Aside from the raw memories of past regimes, there’s also the fact that Bukele’s plans are nonsensical. Unless he plans to keep the thousands of newly arrested individuals in prison forever, he is simply delaying the inevitable. And most neighbouring governments who have praised Bukele are aware of this. So, they are watching and waiting. It’s clear that these prisoners will have to be released at some point. The international community’s response has been half-heartedly critical so far, but if the illegal detentions spiral out of hand, and forever-extending sentences continue to be handed out, the pressure on Bukele will mount. US sanctions have already been issued on some key industries - think of them as warning shots - So Bukele knows he’s got to tread lightly.

Ultimately, his approach will backfire. The war on gangs is costly, and Bukele’s populist economic reforms, coupled with various large-scale international sports and music events he’s put on, which critics label as government attempts at ‘sportswashing’, are destroying the already debt-fuelled economy. The IMF predicted that the country’s debt will reach 97.5% of GDP by 2027 if the government doesn’t alter its policies.

El Salvador is on a dangerous path. The popular support will only last so long. As the economy slowly declines, Bukele will struggle to finance his crackdown. We will most likely see a steady release of prisoners who have suffered extreme ostracization and abuse while incarcerated, who will probably return to their criminal roots. El Salvador plays an important role in the drug-trafficking world after all, and that market won’t stay empty for long. And those who were innocently swept up in the crackdown? They’ll no doubt come out as changed men, potentially getting drawn into criminal activities themselves. A truly vicious cycle.
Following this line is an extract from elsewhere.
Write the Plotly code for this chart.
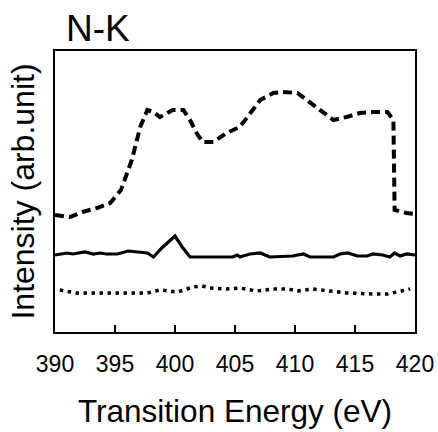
import plotly.graph_objects as go

# Dashed curve (upper)
dash_x = [390, 391.25, 392.3, 393.5, 394.6, 395.5, 396.4, 397.1, 397.7, 398.2, 398.75, 399.8,
          400.7, 401.25, 401.8, 402.3, 403.2, 404.3, 405.4, 406.25, 407.1, 408.2, 409, 410.2,
          411, 412.1, 413.2, 414.3, 415.4, 416.5, 417.7, 418.2, 418.3, 419.3, 420]
dash_y = [117, 115, 120, 124, 129, 142, 172, 205, 222, 220, 215, 222,
          222, 212, 199, 190, 190, 199, 205, 219, 232, 239, 240, 239,
          232, 222, 212, 215, 219, 220, 220, 212, 122, 119, 118]

# Solid curve (middle)
solid_x = [390, 391, 391.5, 392.5, 393.2, 393.75, 394.3, 395.2, 396.1, 397.1, 397.7, 398.2,
           398.9, 400, 400.6, 401.25, 404.8, 405.2, 405.4, 406.25, 407.1, 407.9, 409.8, 410.7,
           411.25, 413.2, 413.75, 414.4, 415.2, 416, 416.5, 417.3, 417.9, 418.3, 418.75, 419.3,
           419.8, 420]
solid_y = [77, 79, 78, 80, 78, 79, 78, 78, 81, 80, 79, 75,
           84, 96, 85, 75, 75, 77, 75, 78, 79, 75, 76, 78,
           75, 75, 78, 79, 76, 76, 78, 77, 75, 79, 76, 78,
           77, 77]

# Dotted curve (lower)
dot_x = [390.4, 391.8, 394.8, 397.7, 398.75, 400.2, 401, 401.5, 402.25, 402.9, 404.3, 405.4,
         406.8, 408.2, 409.4, 410.2, 411.5, 412.9, 414.3, 416.5, 417.7, 418.5, 419.6]
dot_y = [42, 39, 39, 39, 42, 40, 43, 45, 46, 44, 43, 44,
         41, 43, 43, 41, 43, 41, 39, 38, 38, 40, 43]

x_ticks = [390, 395, 400, 405, 410, 415, 420]

fig = go.Figure()
fig.add_trace(go.Scatter(x=dash_x, y=dash_y, mode="lines",
                         line=dict(color="black", width=4, dash="9px,5px"),
                         showlegend=False))
fig.add_trace(go.Scatter(x=solid_x, y=solid_y, mode="lines",
                         line=dict(color="black", width=3.2),
                         showlegend=False))
fig.add_trace(go.Scatter(x=dot_x, y=dot_y, mode="lines",
                         line=dict(color="black", width=3.5, dash="3.5px,4.5px"),
                         showlegend=False))

fig.update_layout(
    width=438, height=432,
    margin=dict(l=55, r=23, t=51, b=100, autoexpand=False),
    paper_bgcolor="white", plot_bgcolor="white",
    font=dict(family="Liberation Sans, Arial, sans-serif", color="black"),
    title=dict(text="N-K", font=dict(size=37), xref="container", yref="container",
               x=66/438, xanchor="left", y=1-28/432, yanchor="middle", automargin=False),
    xaxis=dict(range=[390, 420], tickvals=x_ticks, ticks="inside", ticklen=7,
               tickwidth=2, tickcolor="black", showline=True, linecolor="black",
               linewidth=2, mirror=True, showgrid=False, zeroline=False,
               tickfont=dict(size=23), ticklabelstandoff=10, automargin=False,
               title=dict(text="Transition Energy (eV)", font=dict(size=31.5), standoff=24)),
    yaxis=dict(range=[0, 281], showticklabels=False, ticks="", showline=True,
               linecolor="black", linewidth=2, mirror=True, showgrid=False,
               zeroline=False, automargin=False,
               title=dict(text="Intensity (arb.unit)", font=dict(size=32), standoff=9)),
)

fig.write_html("out.html", config={"displayModeBar": False},
               post_script="document.body.style.margin='0';document.body.style.overflow='hidden';")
Bukele’s short-sighted approach has given strong men across the continent a framework for success. But for the millions of ordinary people, who have fought and died for their democracies, Bukele’s heavy-handed approach will fail to impress. While gang violence is an awful issue, with seemingly no-end in sight, El Salvador’s plaster-sticking approach is not the answer. Politicians across the region may praise Bukele’s successes, and may borrow aspects of their security strategy, but Bukele will not achieve his goal of exporting his strategy abroad. The political risks are too high. El Salvador will act as a testing ground for an autocratic approach and will inevitably fail the test. For neighbouring governments looking on with curiosity, they will soon realise that trading liberty and democracy for short-term security won’t be worth it.